Watching books burn is an unpleasant experience for those old enough to recall newsreel footage of Nazi excesses. With e-books and Library deposits the notion of denying or limiting knowledge to others is a thing of the past in the free world. Now the act is more a gesture of principle or defiance as dangerously demonstrated by the obscure US pastor who caused worldwide uproar by threatening to burn copies of the Koran and encouraging others to do likewise.

Just the suggestion had Islamic people on the streets waving placards and threatening violence particularly against against US troops. There is an odd contradiction here. The pastor had the freedom to exercise free will in a free country but was shackled by public opinion and political pressure. Islamists on the other hand have no qualms about desecrating non-Islamic religious symbols or even killing people just for being Christians.

As we celebrate the 70th Anniversary of the Battle of Britain we remember those who fought and died in the war against tyranny. Today we face a different tyranny, the threat to freedom of expression.

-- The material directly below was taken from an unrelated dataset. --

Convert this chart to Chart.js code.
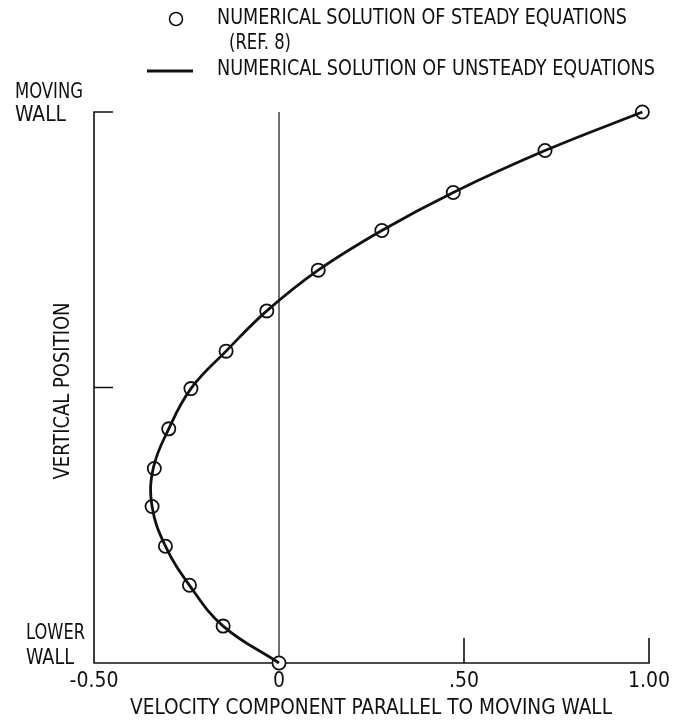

Islamic fundamentalists are succeeding in muzzling everyone but themselves. The slightest hint of criticism is regarded as abuse yet Islamic abuse is rife, particularly in Iran. If as claimed, Islam is a religion of peace, protestors could demonstrate that forcibly by taking up the cause of Sakineh Mohammadi-Ashtiani, sentenced to death by stoning, or is a book, however sacred, more precious than a life?